*DIRECTION*. Collect each line of the records containing the string "with".

*RECORDS FOR PROCESSING*.
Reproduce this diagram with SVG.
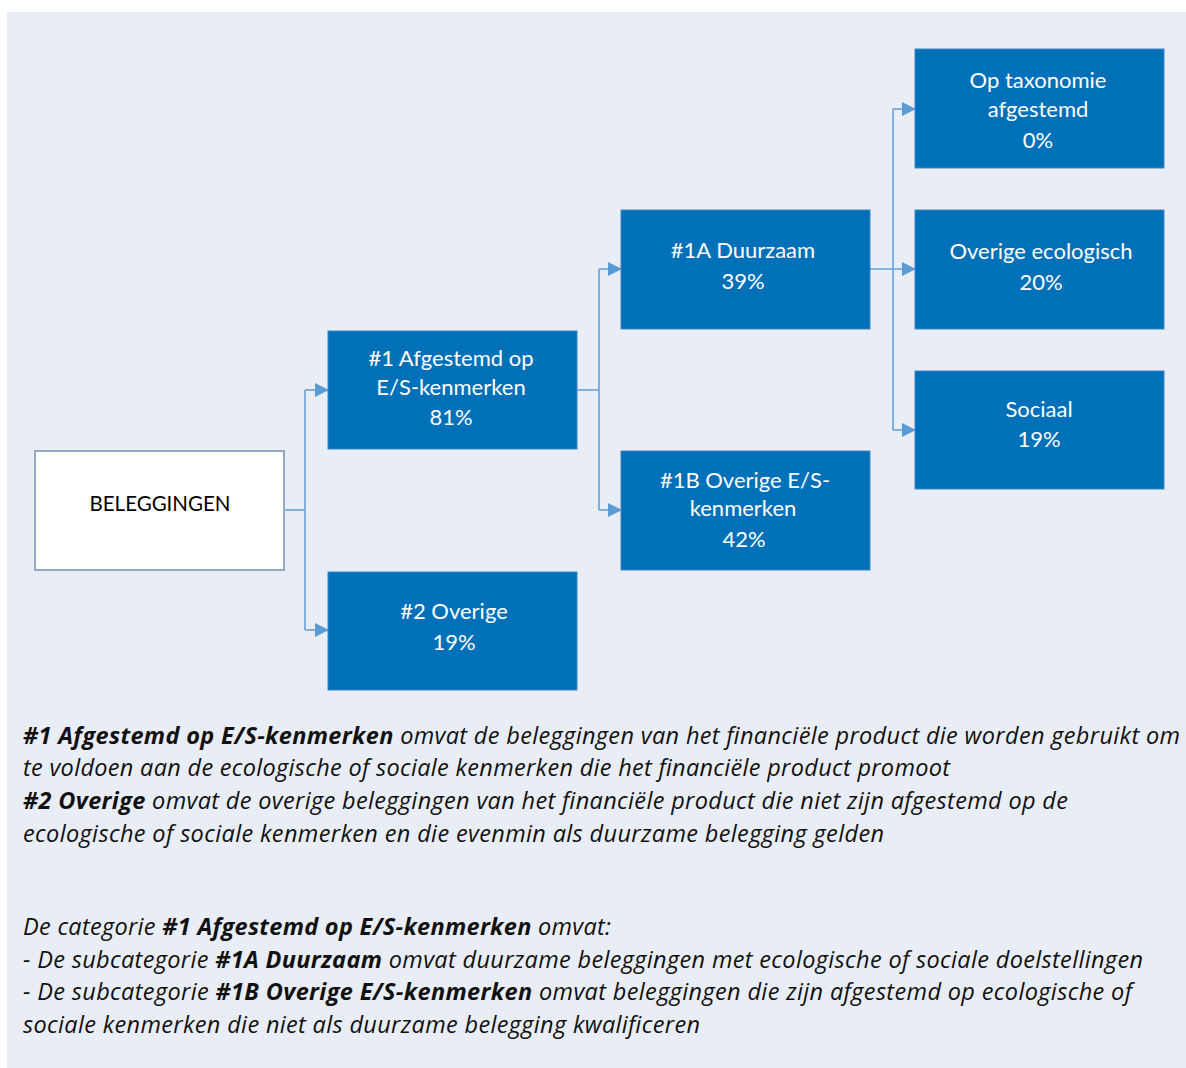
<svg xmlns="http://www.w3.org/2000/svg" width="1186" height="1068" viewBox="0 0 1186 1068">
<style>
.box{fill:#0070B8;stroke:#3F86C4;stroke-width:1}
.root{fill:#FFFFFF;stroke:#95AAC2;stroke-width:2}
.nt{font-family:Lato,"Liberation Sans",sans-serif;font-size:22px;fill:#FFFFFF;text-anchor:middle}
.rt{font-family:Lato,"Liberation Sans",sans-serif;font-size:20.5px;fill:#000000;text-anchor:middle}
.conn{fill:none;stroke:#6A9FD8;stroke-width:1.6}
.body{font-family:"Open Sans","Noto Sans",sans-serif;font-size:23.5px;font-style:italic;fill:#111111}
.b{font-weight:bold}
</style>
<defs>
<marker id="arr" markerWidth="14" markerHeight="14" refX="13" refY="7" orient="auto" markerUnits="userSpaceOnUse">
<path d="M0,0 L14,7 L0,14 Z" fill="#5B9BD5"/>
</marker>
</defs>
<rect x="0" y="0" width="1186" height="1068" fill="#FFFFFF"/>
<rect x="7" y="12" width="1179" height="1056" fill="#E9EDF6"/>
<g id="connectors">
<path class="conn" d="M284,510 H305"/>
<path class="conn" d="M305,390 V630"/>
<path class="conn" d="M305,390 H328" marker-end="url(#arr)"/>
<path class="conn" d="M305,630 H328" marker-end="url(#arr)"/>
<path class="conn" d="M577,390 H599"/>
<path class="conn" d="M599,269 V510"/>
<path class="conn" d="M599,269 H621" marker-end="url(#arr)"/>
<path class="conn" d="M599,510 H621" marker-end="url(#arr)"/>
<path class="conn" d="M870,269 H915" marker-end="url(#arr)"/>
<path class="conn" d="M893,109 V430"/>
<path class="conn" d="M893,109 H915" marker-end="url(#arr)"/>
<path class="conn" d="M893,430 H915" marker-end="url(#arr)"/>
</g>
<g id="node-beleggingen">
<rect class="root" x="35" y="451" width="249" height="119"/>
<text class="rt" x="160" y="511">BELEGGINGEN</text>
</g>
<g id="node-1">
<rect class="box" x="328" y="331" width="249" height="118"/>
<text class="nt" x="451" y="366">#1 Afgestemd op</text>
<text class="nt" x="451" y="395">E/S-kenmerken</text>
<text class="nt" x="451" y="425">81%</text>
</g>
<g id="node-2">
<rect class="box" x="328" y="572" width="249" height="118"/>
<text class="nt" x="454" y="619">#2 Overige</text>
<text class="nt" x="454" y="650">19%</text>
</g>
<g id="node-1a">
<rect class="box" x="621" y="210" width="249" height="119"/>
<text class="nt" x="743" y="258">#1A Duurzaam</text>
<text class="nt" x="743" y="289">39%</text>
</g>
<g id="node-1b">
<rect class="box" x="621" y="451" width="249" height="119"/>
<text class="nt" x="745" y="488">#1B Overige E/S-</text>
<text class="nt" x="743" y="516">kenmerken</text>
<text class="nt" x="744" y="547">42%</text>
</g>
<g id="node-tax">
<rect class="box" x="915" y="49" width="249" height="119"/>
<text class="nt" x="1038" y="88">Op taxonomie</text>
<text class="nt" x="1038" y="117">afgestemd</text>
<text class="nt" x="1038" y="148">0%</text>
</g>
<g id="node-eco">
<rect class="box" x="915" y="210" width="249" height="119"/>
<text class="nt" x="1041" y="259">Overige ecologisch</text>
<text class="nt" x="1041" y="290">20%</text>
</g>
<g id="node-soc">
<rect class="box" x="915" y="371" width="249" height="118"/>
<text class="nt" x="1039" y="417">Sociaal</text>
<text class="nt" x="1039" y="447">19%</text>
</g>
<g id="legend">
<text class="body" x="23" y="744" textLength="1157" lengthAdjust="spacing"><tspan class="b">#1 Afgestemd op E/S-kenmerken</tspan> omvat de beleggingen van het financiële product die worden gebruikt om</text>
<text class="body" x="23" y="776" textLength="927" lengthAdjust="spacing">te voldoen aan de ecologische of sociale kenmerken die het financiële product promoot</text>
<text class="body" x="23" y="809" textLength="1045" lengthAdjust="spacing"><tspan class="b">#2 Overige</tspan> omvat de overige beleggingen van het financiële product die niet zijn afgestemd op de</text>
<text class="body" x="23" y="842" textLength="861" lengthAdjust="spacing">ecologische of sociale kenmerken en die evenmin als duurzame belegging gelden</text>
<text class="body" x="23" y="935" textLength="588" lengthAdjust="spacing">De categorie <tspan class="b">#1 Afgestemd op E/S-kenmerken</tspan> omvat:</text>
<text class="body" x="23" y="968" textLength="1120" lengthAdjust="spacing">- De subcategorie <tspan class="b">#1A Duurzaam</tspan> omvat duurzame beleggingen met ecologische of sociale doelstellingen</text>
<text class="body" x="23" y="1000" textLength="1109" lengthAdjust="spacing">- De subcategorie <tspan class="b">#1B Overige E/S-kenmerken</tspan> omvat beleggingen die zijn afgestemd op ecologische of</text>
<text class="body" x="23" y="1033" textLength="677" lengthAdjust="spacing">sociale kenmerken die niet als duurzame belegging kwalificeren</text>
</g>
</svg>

* * *

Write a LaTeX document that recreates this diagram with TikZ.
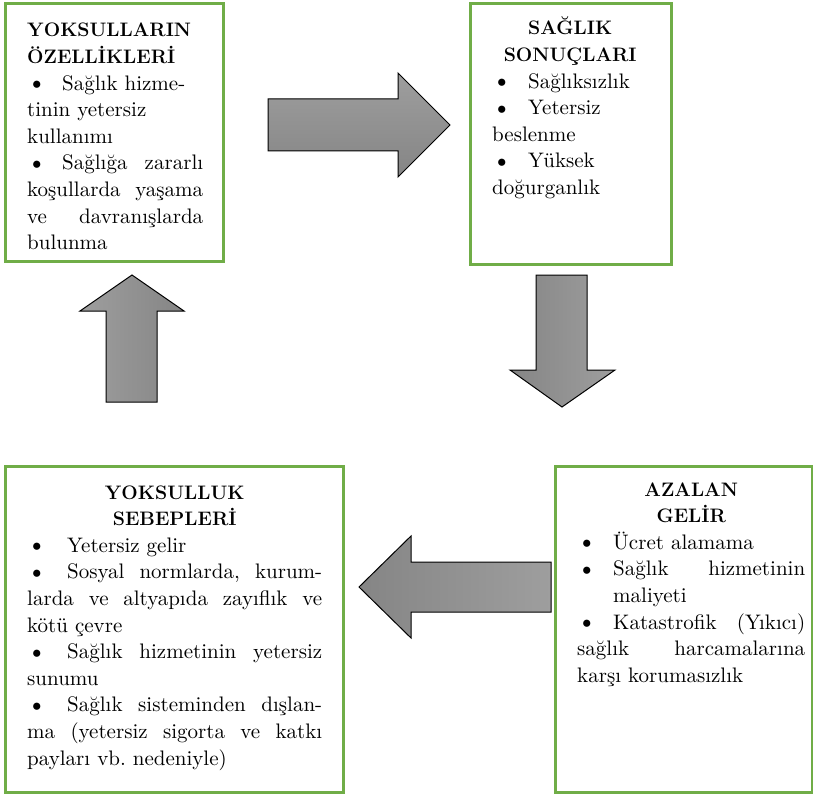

*OUTPUT OF THE EXERCISE*.
Reproduce this diagram with SVG.
Write a LaTeX document that recreates this diagram with TikZ.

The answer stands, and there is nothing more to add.